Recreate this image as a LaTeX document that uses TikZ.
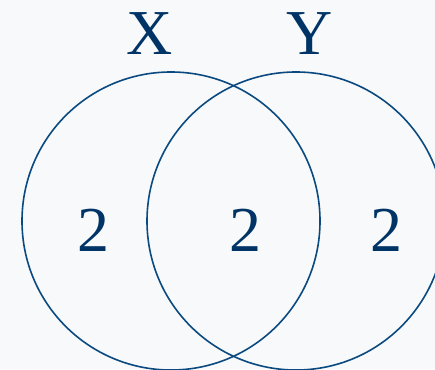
\documentclass[tikz,border=0pt]{standalone}
\usepackage{fontspec}
\setmainfont{Liberation Serif}
\definecolor{bg}{HTML}{F8F9FA}
\definecolor{ink}{HTML}{003366}
\definecolor{ring}{HTML}{0B4A80}
\begin{document}
\begin{tikzpicture}[x=1pt,y=-1pt,
  ringstyle/.style={draw=ring,line width=1.6pt},
  lbl/.style={text=ink,font=\fontsize{64}{64}\selectfont,inner sep=0pt,anchor=base}]
\fill[bg] (0,0) rectangle (435,369);
\useasboundingbox (0,0) rectangle (435,369);
\clip (0,0) rectangle (435,369);
\draw[ringstyle] (171,221) circle[radius=149] coordinate (cx);
\draw[ringstyle] (296,221) circle[radius=149] coordinate (cy);
\node[lbl] (X) at (150,54) {X};
\node[lbl] (Y) at (310,54) {Y};
\node[lbl] (a) at (93,251) {2};
\node[lbl] (b) at (245,251) {2};
\node[lbl] (c) at (386,251) {2};
\end{tikzpicture}
\end{document}
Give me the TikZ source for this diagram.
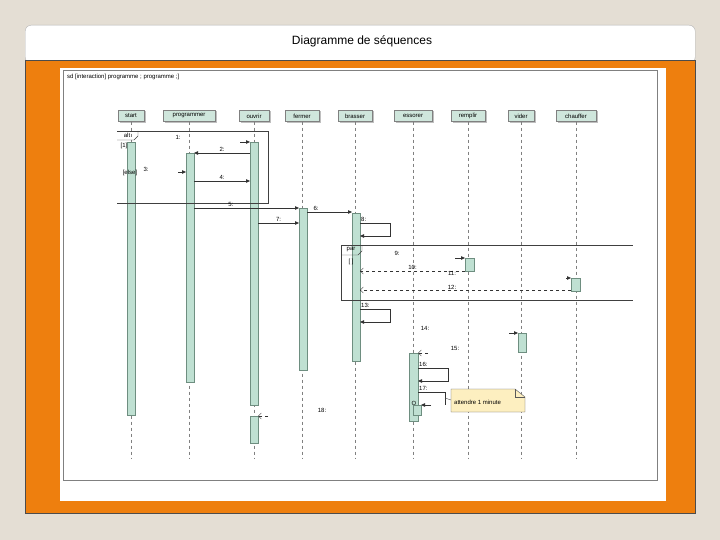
\documentclass[tikz,border=0pt]{standalone}
\usepackage{fontspec}
\setmainfont{Liberation Sans}
\usetikzlibrary{arrows.meta}
\definecolor{bg}{HTML}{E4DED4}
\definecolor{org}{HTML}{EE7F0E}
\definecolor{act}{HTML}{BFE0D2}
\definecolor{actd}{HTML}{6E8E80}
\definecolor{hd}{HTML}{CFE6DC}
\definecolor{note}{HTML}{FDEFC0}
\tikzset{
 life/.style={draw=gray,dashed,thin},
 hbox/.style={draw=gray,fill=hd,minimum width=30pt,minimum height=11pt,inner sep=1pt,font=\fontsize{6}{6}\selectfont,drop shadow/.style={}},
 actb/.style={draw=actd,fill=act},
 msg/.style={draw=black!80,thin,-{Triangle[length=4pt,width=3.5pt]}},
 rmsg/.style={draw=black!80,thin,dashed,-{Straight Barb[length=3pt]}},
 lab/.style={font=\fontsize{6}{6}\selectfont,inner sep=1pt},
 frm/.style={draw=black!75,thin}
}
\begin{document}
\begin{tikzpicture}[x=1pt,y=-1pt]
\useasboundingbox (0,0) rectangle (720,540);
\fill[bg] (0,0) rectangle (720,540);
\node[draw=gray!60,fill=white,rounded corners=6pt,minimum width=670pt,minimum height=38pt,anchor=north west] (tb) at (25,25) {};
\node[font=\fontsize{12}{12}\selectfont] (title) at (362,41) {Diagramme de séquences};
\draw[fill=org,draw=black!70] (25,60) rectangle (695,513);
\fill[white] (60,68) rectangle (666,501);
\draw[gray,thin] (63,70) rectangle (657,480);
\node[lab,anchor=west] (sd) at (66,77) {sd [interaction] programme ; programme ;]};
% lifelines
\foreach \n/\x/\t/\w in {st/131/start/26,pr/189/programmer/52,ou/254/ouvrir/30,fe/302/fermer/34,br/355/brasser/34,es/413/essorer/38,re/468/remplir/34,vi/521/vider/26,ch/576/chauffer/40}{
 \fill[gray!50] (\x-\w/2+1.5,111.5) rectangle (\x+\w/2+1.5,123.5);
 \node[hbox,minimum width=\w pt] (\n) at (\x,116) {\t};
 \draw[life] (\n.south) -- (\x,458);
}
% activations
\foreach \a/\b/\c/\d in {127/142/135/415, 186/153/194/382, 250/142/258/405, 250/416/258/443, 299/208/307/370, 352/213/360/361, 409/353/418/421, 413/405/421/415, 465/258/474/271, 518/333/526/352, 571/278/580/291}{
 \draw[actb] (\a,\b) rectangle (\c,\d);
}
% alt frame
\draw[frm] (117,131) -- (268,131) -- (268,203) -- (117,203);
\draw[frm] (117,140) -- (134,140) -- (138,136) -- (138,131);
\node[lab] (alt) at (127,135.5) {alt};
\node[lab] (g1) at (124,146) {[1]};
\node[lab] (g2) at (130,173) {[else]};
% messages
\node[lab] (m1) at (178,137) {1:};
\draw[msg] (240,142) -- (250,142);
\draw[msg] (250,153) -- node[lab,above]{2:} (194,153);
\draw[msg] (178,172) -- (186,172);
\node[lab] (m3) at (146,169) {3:};
\draw[msg] (194,181) -- node[lab,above]{4:} (250,181);
\draw[msg] (194,208) -- node[lab,above,pos=0.35]{5:} (299,208);
\draw[msg] (307,212) -- node[lab,above,pos=0.2]{6:} (352,212);
\draw[msg] (258,223) -- node[lab,above]{7:} (299,223);
\draw[msg] (360,223) node[lab,above right]{8:} -- (390,223) -- (390,236) -- (360,236);
% par frame
\draw[frm] (341,245) -- (633,245);
\draw[frm] (341,300) -- (633,300);
\draw[frm] (341,245) -- (341,300);
\draw[frm] (341,255) -- (358,255) -- (362,251) -- (362,245);
\node[lab] (par) at (351,250) {par};
\node[lab] (g3) at (351,262) {[ ]};
\node[lab] (m9) at (397,253) {9:};
\draw[msg] (455,258) -- (465,258);
\draw[rmsg] (465,271) -- node[lab,above]{10:} (360,271);
\node[lab] (m11) at (452,273) {11:};
\draw[msg] (566,278) -- (571,278);
\draw[rmsg] (571,290) -- (360,290);
\node[lab] (m12) at (452,287) {12:};
\draw[msg] (360,309) node[lab,above right]{13:} -- (390,309) -- (390,322) -- (360,322);
\node[lab] (m14) at (425,328) {14:};
\node[lab] (m15) at (455,348) {15:};
\draw[msg] (509,333) -- (518,333);
\draw[rmsg] (428,353) -- (418,353);
\draw[msg] (418,368) node[lab,above right]{16:} -- (448,368) -- (448,381) -- (418,381);
\draw[draw=black!80,thin] (418,392) node[lab,above right]{17:} -- (445,392) -- (445,405) ;
\draw[msg] (431,405) -- (421,405);
\node[lab] (o) at (414,403) {O};
\draw[rmsg] (268,416) -- (258,416);
\node[lab] (m18) at (322,410) {18:};
% note
\draw[draw=gray!70!black,fill=note] (451,389) -- (515,389) -- (525,397) -- (525,412) -- (451,412) -- cycle;
\draw[draw=gray!70!black] (515,389) -- (515,397) -- (525,397);
\node[lab,anchor=west] (nt) at (453,402) {attendre 1 minute};
\draw[thin,black!70] (445,398) -- (451,400);
\end{tikzpicture}
\end{document}
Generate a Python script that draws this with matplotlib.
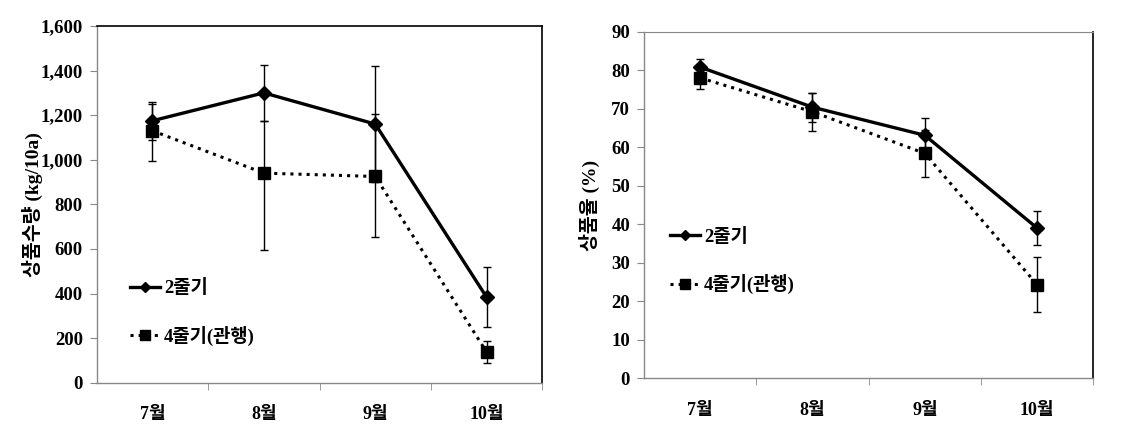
import matplotlib.pyplot as plt

plt.rcParams['font.family'] = ['Liberation Serif', 'Noto Sans CJK KR']
plt.rcParams['font.weight'] = 'bold'

months = ['7월', '8월', '9월', '10월']
labels = ['2줄기', '4줄기(관행)']

# 상품수량 (kg/10a)
yield2 = [1175, 1300, 1160, 383]
yield2_err = [85, 125, 260, 135]
yield4 = [1130, 940, 925, 137]
yield4_err_lo = [135, 345, 270, 50]
yield4_err_hi = [120, 235, 280, 50]

# 상품율 (%)
rate2 = [80.8, 70.4, 63.1, 39.0]
rate2_err = [2.2, 3.8, 4.4, 4.5]
rate4 = [78.0, 69.2, 58.4, 24.3]
rate4_err = [3.0, 5.0, 6.0, 7.2]

fig = plt.figure(figsize=(11.29, 4.42), dpi=100)
ax1 = fig.add_axes([0.0857, 0.1342, 0.3947, 0.807])
ax2 = fig.add_axes([0.5704, 0.1441, 0.398, 0.7842])

x = [1, 2, 3, 4]


def draw(ax, a, ae, b, be, ylim, yticks, ytl, ylabel, leg_pos, lpad):
    ax.errorbar(x, a, yerr=ae, color='black', lw=2.4, marker='D', ms=7,
                ecolor='black', elinewidth=1, capsize=3, capthick=1, label=labels[0])
    ax.errorbar(x, b, yerr=be, color='black', lw=2.2, ls=':', marker='s', ms=9,
                ecolor='black', elinewidth=1, capsize=3, capthick=1, label=labels[1])
    ax.set_xlim(0.5, 4.5)
    ax.set_ylim(*ylim)
    ax.set_yticks(yticks)
    ax.set_yticklabels(ytl, fontsize=13.5, fontweight='bold')
    ax.set_xticks(x)
    ax.set_xticklabels(months, fontsize=13, fontweight='bold')
    ax.set_xticks([1.5, 2.5, 3.5, 4.5], minor=True)
    ax.tick_params(axis='x', which='major', length=0, pad=17)
    ax.tick_params(axis='x', which='minor', length=5, color='#888888', direction='out')
    ax.tick_params(axis='y', length=5, color='#888888', direction='out', pad=5)
    ax.set_ylabel(ylabel, fontsize=14, fontweight='bold', labelpad=lpad)
    for s in ['left', 'bottom']:
        ax.spines[s].set_color('#888888')
        ax.spines[s].set_linewidth(1)
    ax.spines['right'].set_color('black')
    ax.spines['right'].set_linewidth(1.2)
    handles, lbls = ax.get_legend_handles_labels()
    handles = [h[0] for h in handles]
    ax.legend(handles, lbls, loc='center left', bbox_to_anchor=leg_pos, frameon=False,
              handlelength=1.6, handletextpad=0.2, labelspacing=1.5, borderpad=0,
              borderaxespad=0, markerscale=0.8,
              prop={'size': 13.5, 'weight': 'bold', 'family': ['Liberation Serif', 'Noto Sans CJK KR']})


draw(ax1, yield2, yield2_err, yield4, [yield4_err_lo, yield4_err_hi],
     (0, 1600), range(0, 1601, 200), ['{:,}'.format(v) for v in range(0, 1601, 200)],
     '상품수량 (kg/10a)', (0.075, 0.197), -2)
ax1.spines['top'].set_color('black')
ax1.spines['top'].set_linewidth(1.2)

draw(ax2, rate2, rate2_err, rate4, rate4_err,
     (0, 90), range(0, 91, 10), [str(v) for v in range(0, 91, 10)],
     '상품율 (%)', (0.058, 0.338), 8)
ax2.spines['top'].set_color('#888888')

fig.savefig('out.png', dpi=100)
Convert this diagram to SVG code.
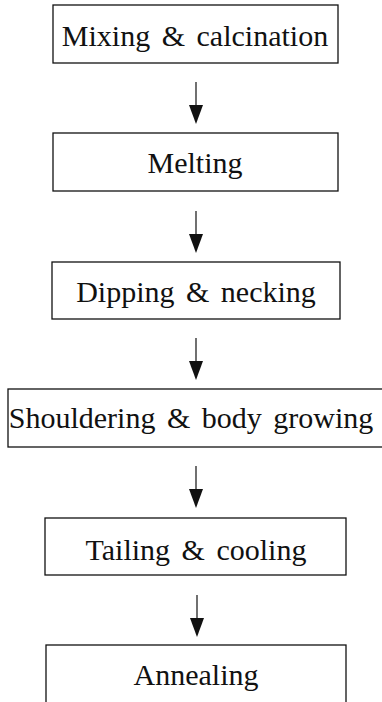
<svg xmlns="http://www.w3.org/2000/svg" width="382" height="702" viewBox="0 0 382 702">
<style>
.box{fill:#fff;stroke:#111;stroke-width:1.3}
.lbl{font-family:"Liberation Serif","Times New Roman",serif;font-size:30px;fill:#111;text-anchor:middle;word-spacing:4px}
.con{stroke:#111;stroke-width:1.2;fill:none}
.head{fill:#111}
</style>
<rect width="382" height="702" fill="#fff"/>
<g id="connectors">
<line class="con" x1="196" y1="82" x2="196" y2="108"/><polygon class="head" points="189,105 203,105 196,124"/>
<line class="con" x1="196" y1="211" x2="196" y2="237"/><polygon class="head" points="189,234 203,234 196,253"/>
<line class="con" x1="196" y1="338" x2="196" y2="364"/><polygon class="head" points="189,361 203,361 196,380"/>
<line class="con" x1="196" y1="466" x2="196" y2="492"/><polygon class="head" points="189,489 203,489 196,508"/>
<line class="con" x1="197" y1="595" x2="197" y2="621"/><polygon class="head" points="190,618 204,618 197,637"/>
</g>
<g id="n1"><rect class="box" x="53" y="5" width="285" height="58"/><text class="lbl" x="195" y="46">Mixing &amp; calcination</text></g>
<g id="n2"><rect class="box" x="53" y="133" width="285" height="58"/><text class="lbl" x="195" y="173">Melting</text></g>
<g id="n3"><rect class="box" x="52" y="262" width="288" height="57"/><text class="lbl" x="196" y="302">Dipping &amp; necking</text></g>
<g id="n4"><rect class="box" x="8" y="389" width="382" height="58"/><text class="lbl" x="191" y="428">Shouldering &amp; body growing</text></g>
<g id="n5"><rect class="box" x="45" y="518" width="301" height="57"/><text class="lbl" x="196" y="560">Tailing &amp; cooling</text></g>
<g id="n6"><rect class="box" x="46" y="645" width="300" height="70"/><text class="lbl" x="196" y="685">Annealing</text></g>
</svg>
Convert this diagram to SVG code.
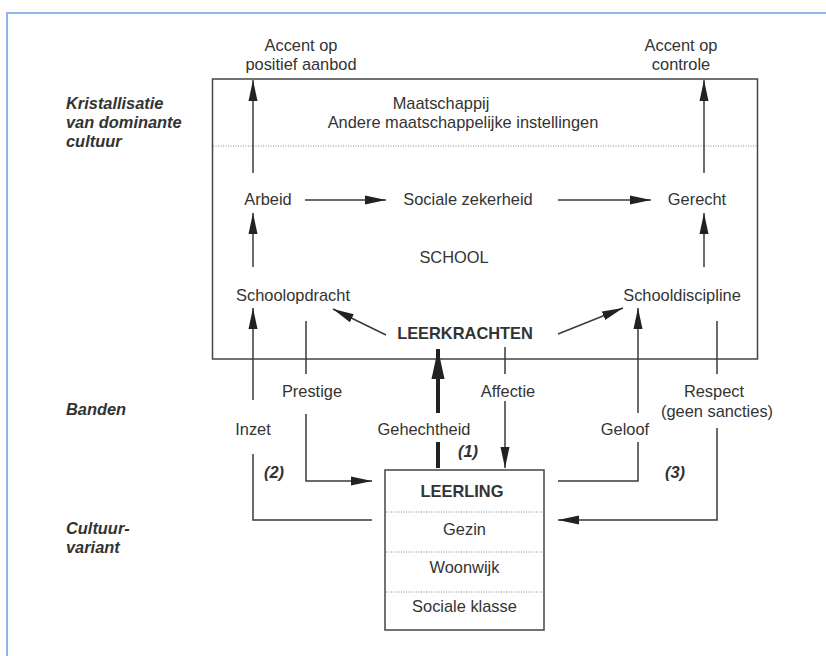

□ □ □ □

_WHAT YOU ARE ASKED TO DO_.
Among the lines of the material, find those that hold the word "matplotlib" and copy them.

_FINISHED EXERCISE_.
Generate a Python script that draws this with matplotlib.
import matplotlib.pyplot as plt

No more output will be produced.